* [TO DO]: Repeat the material exactly from its first line to the line that includes "UX, UY = 24, 48". Skip pictures.

* [DATASET CONTENT]:
Begin

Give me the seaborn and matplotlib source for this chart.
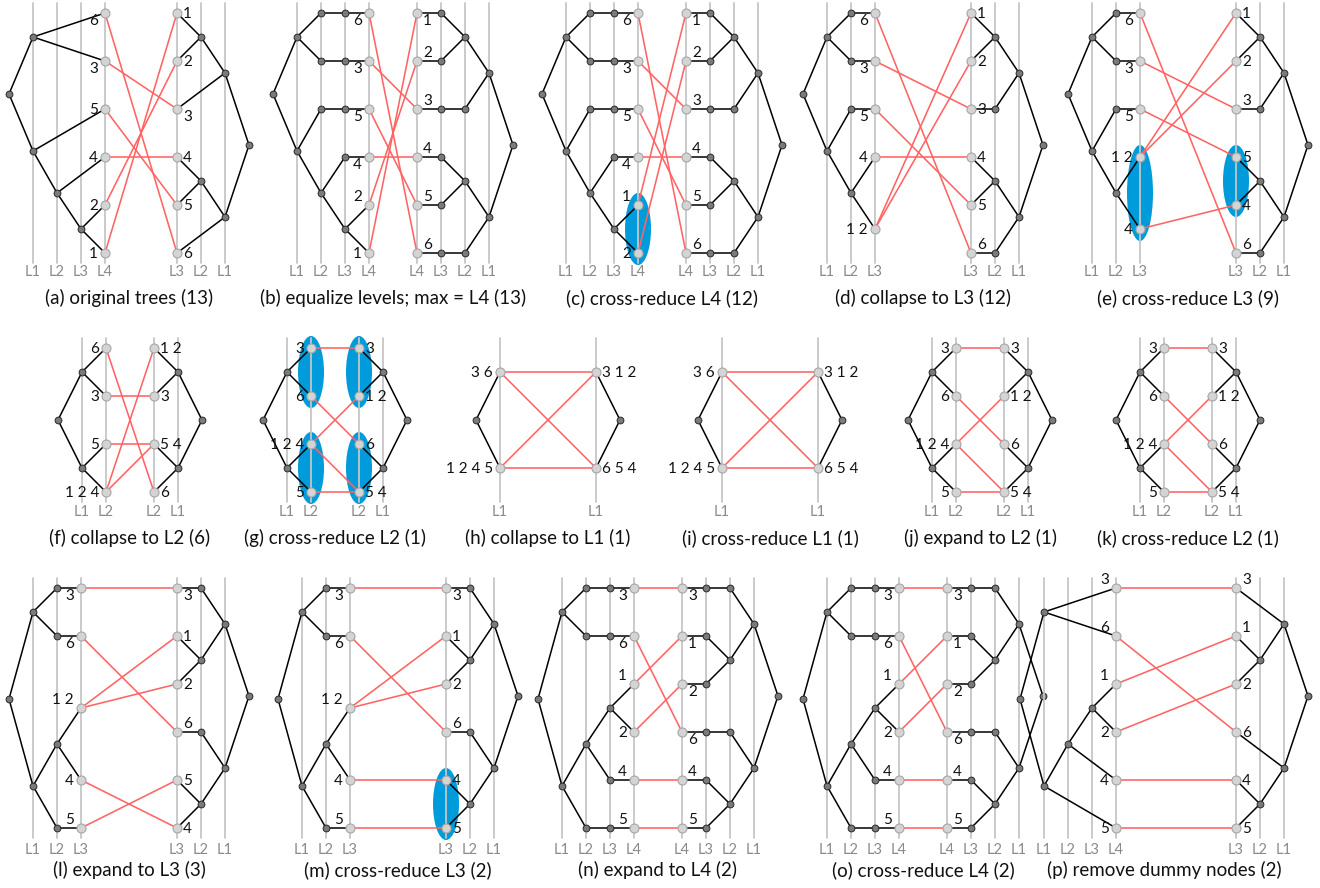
import matplotlib
matplotlib.use('Agg')
import matplotlib.pyplot as plt
from matplotlib.patches import Ellipse
import seaborn as sns
import pandas as pd

sns.set_theme(style='white')
plt.rcParams['font.family'] = ['Lato', 'DejaVu Sans']

W_PX, H_PX = 1320, 888
UX, UY = 24, 48          # pixels per level / per leaf slot

# trees written top to bottom, leaf slots in the same order
TREE_A_L = (('6', '3'), ('5', ('4', ('2', '1'))))
TREE_A_R = ((('1', '2'), '3'), (('4', '5'), '6'))
TREE_C_L = (('6', '3'), ('5', ('4', ('1', '2'))))
TREE_D_L = (('6', '3'), ('5', ('4', '12')))
TREE_E_L = (('6', '3'), ('5', ('12', '4')))
TREE_E_R = ((('1', '2'), '3'), (('5', '4'), '6'))
TREE_F_L = (('6', '3'), ('5', '124'))
TREE_F_R = (('12', '3'), ('54', '6'))
TREE_G_L = (('3', '6'), ('124', '5'))
TREE_G_R = (('3', '12'), ('6', '54'))
TREE_H_L = ('36', '1245')
TREE_H_R = ('312', '654')
TREE_L_L = (('3', '6'), (('12', '4'), '5'))
TREE_L_R = (('3', ('1', '2')), ('6', ('5', '4')))
TREE_M_R = (('3', ('1', '2')), ('6', ('4', '5')))
TREE_N_L = (('3', '6'), ((('1', '2'), '4'), '5'))

SLOTS6 = [0, 1, 2, 3, 4, 5]
SLOTS_D = [0, 1, 2, 3, 4.5]
SLOTS4 = [0, 1, 2, 3]
SLOTS_H = [0.5, 2.5]
SLOTS_L = [0, 1, 2.5, 4, 5]

# row layout (pixels)
ROW_TOP = [13, 348, 588]
ROW_MAXSLOT = [5, 3, 5]
ROW_LEVEL_Y = [272, 512, 850]
ROW_TITLE_Y = [298, 538, 870]

# leaf label placement: b = below, a = above, s = beside
LABEL_DY = {'b': 8, 'a': -8, 's': 1}

panels = [
    dict(title='(a) original trees (13)', row=0, x0=9, L=(TREE_A_L, SLOTS6, 4), gap=3,
         R=(TREE_A_R, SLOTS6, 3), mode='plain', ell=[], lab=('bbssss', 'ssbsss')),
    dict(title='(b) equalize levels; max = L4 (13)', row=0, x0=273, L=(TREE_A_L, SLOTS6, 4), gap=2,
         R=(TREE_A_R, SLOTS6, 4), mode='pad', ell=[], lab=('bbbbas', 'baaaaa')),
    dict(title='(c) cross-reduce L4 (12)', row=0, x0=542, L=(TREE_C_L, SLOTS6, 4), gap=2,
         R=(TREE_A_R, SLOTS6, 4), mode='pad', ell=[('L', 4, 5)], lab=('bbbbas', 'baaaaa')),
    dict(title='(d) collapse to L3 (12)', row=0, x0=803, L=(TREE_D_L, SLOTS_D, 3), gap=4,
         R=(TREE_A_R, SLOTS6, 3), mode='pad', ell=[], lab=('bbbss', 'sssssa')),
    dict(title='(e) cross-reduce L3 (9)', row=0, x0=1068, L=(TREE_E_L, SLOTS_D, 3), gap=4,
         R=(TREE_E_R, SLOTS6, 3), mode='pad', ell=[('L', 3, 4.5), ('R', 3, 4)],
         lab=('bbbss', 'ssassa')),
    dict(title='(f) collapse to L2 (6)', row=1, x0=58, L=(TREE_F_L, SLOTS4, 2), gap=2,
         R=(TREE_F_R, SLOTS4, 2), mode='pad', ell=[], lab=('ssss', 'ssss')),
    dict(title='(g) cross-reduce L2 (1)', row=1, x0=263, L=(TREE_G_L, SLOTS4, 2), gap=2,
         R=(TREE_G_R, SLOTS4, 2), mode='pad',
         ell=[('L', 0, 1), ('L', 2, 3), ('R', 0, 1), ('R', 2, 3)], lab=('ssss', 'ssss')),
    dict(title='(h) collapse to L1 (1)', row=1, x0=476, L=(TREE_H_L, SLOTS_H, 1), gap=4,
         R=(TREE_H_R, SLOTS_H, 1), mode='pad', ell=[], lab=('ss', 'ss')),
    dict(title='(i) cross-reduce L1 (1)', row=1, x0=698, L=(TREE_H_L, SLOTS_H, 1), gap=4,
         R=(TREE_H_R, SLOTS_H, 1), mode='pad', ell=[], lab=('ss', 'ss')),
    dict(title='(j) expand to L2 (1)', row=1, x0=908, L=(TREE_G_L, SLOTS4, 2), gap=2,
         R=(TREE_G_R, SLOTS4, 2), mode='pad', ell=[], lab=('ssss', 'ssss')),
    dict(title='(k) cross-reduce L2 (1)', row=1, x0=1116, L=(TREE_G_L, SLOTS4, 2), gap=2,
         R=(TREE_G_R, SLOTS4, 2), mode='pad', ell=[], lab=('ssss', 'ssss')),
    dict(title='(l) expand to L3 (3)', row=2, x0=9, L=(TREE_L_L, SLOTS_L, 3), gap=4,
         R=(TREE_L_R, SLOTS6, 3), mode='pad', ell=[], lab=('bbasa', 'bssass')),
    dict(title='(m) cross-reduce L3 (2)', row=2, x0=278, L=(TREE_L_L, SLOTS_L, 3), gap=4,
         R=(TREE_M_R, SLOTS6, 3), mode='pad', ell=[('R', 4, 5)], lab=('bbasa', 'bssass')),
    dict(title='(n) expand to L4 (2)', row=2, x0=538, L=(TREE_N_L, SLOTS6, 4), gap=2,
         R=(TREE_M_R, SLOTS6, 4), mode='pad', ell=[], lab=('bbasaa', 'bbbbaa')),
    dict(title='(o) cross-reduce L4 (2)', row=2, x0=803, L=(TREE_N_L, SLOTS6, 4), gap=2,
         R=(TREE_M_R, SLOTS6, 4), mode='pad', ell=[], lab=('bbasaa', 'bbbbaa')),
    dict(title='(p) remove dummy nodes (2)', row=2, x0=1020, L=(TREE_N_L, SLOTS6, 4), gap=5,
         R=(TREE_M_R, SLOTS6, 3), mode='plain', ell=[], lab=('aaasss', 'aassss')),
]


def layout(tree, slots, depth, mode):
    nodes, edges = [], []
    it = iter(slots)

    def rec(t, lev):
        if isinstance(t, str):
            y = next(it)
            if mode == 'pad':
                pts = [(l, y) for l in range(lev, depth + 1)]
                for p, q in zip(pts[:-1], pts[1:]):
                    edges.append((p, q))
                for p in pts[:-1]:
                    nodes.append((p[0], y, 'inner', ''))
                nodes.append((depth, y, 'leaf', t))
                return (lev, y)
            nodes.append((depth, y, 'leaf', t))
            return (depth, y)
        kids = [rec(c, lev + 1) for c in t]
        y = sum(k[1] for k in kids) / len(kids)
        nodes.append((lev, y, 'inner', ''))
        for k in kids:
            edges.append(((lev, y), k))
        return (lev, y)

    rec(tree, 0)
    return nodes, edges


def segments(pairs):
    rows = []
    for i, (a, b) in enumerate(pairs):
        rows += [(a[0], a[1], i), (b[0], b[1], i)]
    return pd.DataFrame(rows, columns=['x', 'y', 'seg'])


fig = plt.figure(figsize=(W_PX / 100, H_PX / 100), dpi=100)
fig.patch.set_facecolor('white')

for p in panels:
    row = p['row']
    y0 = ROW_TOP[row]
    ymax = ROW_MAXSLOT[row]
    tL, sL, dL = p['L']
    tR, sR, dR = p['R']
    xr = dL + p['gap'] + dR          # right root position
    x0 = p['x0']
    ax = fig.add_axes([(x0 - UX) / W_PX, 1 - (y0 + (ymax + 1) * UY) / H_PX,
                       (xr + 2) * UX / W_PX, (ymax + 2) * UY / H_PX])
    ax.set_xlim(-1, xr + 1)
    ax.set_ylim(ymax + 1, -1)
    ax.axis('off')

    nL, eL = layout(tL, sL, dL, p['mode'])
    nR, eR = layout(tR, sR, dR, p['mode'])
    nodes = [(lv, y, k, t, 'L') for lv, y, k, t in nL] + \
            [(xr - lv, y, k, t, 'R') for lv, y, k, t in nR]
    edges = [((a[0], a[1]), (b[0], b[1])) for a, b in eL] + \
            [((xr - a[0], a[1]), (xr - b[0], b[1])) for a, b in eR]
    ndf = pd.DataFrame(nodes, columns=['x', 'y', 'kind', 'label', 'side'])

    # level guide lines
    cols = [(c, 'L%d' % c) for c in range(1, dL + 1)] + [(xr - c, 'L%d' % c) for c in range(1, dR + 1)]
    gdf = segments([((c, -0.2), (c, ymax + 0.2)) for c, _ in cols])
    sns.lineplot(data=gdf, x='x', y='y', units='seg', estimator=None, sort=False,
                 color='#c6c6c6', lw=1.3, ax=ax, legend=False, zorder=1)
    lab_y = (ROW_LEVEL_Y[row] - y0) / UY
    for c, name in cols:
        ax.text(c, lab_y, name, ha='center', va='center', fontsize=10.5, color='#8a8a8a')

    # highlighted groups
    for side, lo, hi in p['ell']:
        cx = dL if side == 'L' else dL + p['gap']
        ax.add_patch(Ellipse((cx, (lo + hi) / 2), 26 / UX, hi - lo + 24 / UY,
                             facecolor='#009bdb', edgecolor='none', zorder=0.5))

    # tree edges
    sns.lineplot(data=segments(edges), x='x', y='y', units='seg', estimator=None, sort=False,
                 color='black', lw=1.1, ax=ax, legend=False, zorder=2)

    # connections between the two trees
    leavesL = ndf[(ndf.kind == 'leaf') & (ndf.side == 'L')]
    leavesR = ndf[(ndf.kind == 'leaf') & (ndf.side == 'R')]
    links = []
    for _, a in leavesL.iterrows():
        for _, b in leavesR.iterrows():
            if set(a.label) & set(b.label):
                links.append(((a.x, a.y), (b.x, b.y)))
    sns.lineplot(data=segments(links), x='x', y='y', units='seg', estimator=None, sort=False,
                 color='#ff6464', lw=1.15, ax=ax, legend=False, zorder=2.5)

    # nodes
    sns.scatterplot(data=ndf[ndf.kind == 'inner'], x='x', y='y', s=24, color='#7a7a7a',
                    edgecolor='#2a2a2a', linewidth=0.7, ax=ax, zorder=4, legend=False)
    sns.scatterplot(data=ndf[ndf.kind == 'leaf'], x='x', y='y', s=42, color='#d4d4d4',
                    edgecolor='#a6a6a6', linewidth=0.8, ax=ax, zorder=4, legend=False)

    # leaf labels, top to bottom on each side
    for side, codes in zip(('L', 'R'), p['lab']):
        lv = ndf[(ndf.kind == 'leaf') & (ndf.side == side)].sort_values('y')
        for (_, r), c in zip(lv.iterrows(), codes):
            txt = ' '.join(r.label)
            dy = LABEL_DY[c] / UY
            if side == 'L':
                ax.text(r.x - 7 / UX, r.y + dy, txt, ha='right', va='center',
                        fontsize=11, color='#111111')
            else:
                ax.text(r.x + 6 / UX, r.y + dy, txt, ha='left', va='center',
                        fontsize=11, color='#111111')

    ax.set_xlabel('')
    ax.set_ylabel('')
    fig.text((x0 + xr * UX / 2) / W_PX, 1 - ROW_TITLE_Y[row] / H_PX, p['title'],
             ha='center', va='center', fontsize=13.5, color='#111111')

fig.savefig('out.png', dpi=100, facecolor='white')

End

* [THE ANSWER]:
Give me the seaborn and matplotlib source for this chart.
import matplotlib
matplotlib.use('Agg')
import matplotlib.pyplot as plt
from matplotlib.patches import Ellipse
import seaborn as sns
import pandas as pd

sns.set_theme(style='white')
plt.rcParams['font.family'] = ['Lato', 'DejaVu Sans']

W_PX, H_PX = 1320, 888
UX, UY = 24, 48          # pixels per level / per leaf slot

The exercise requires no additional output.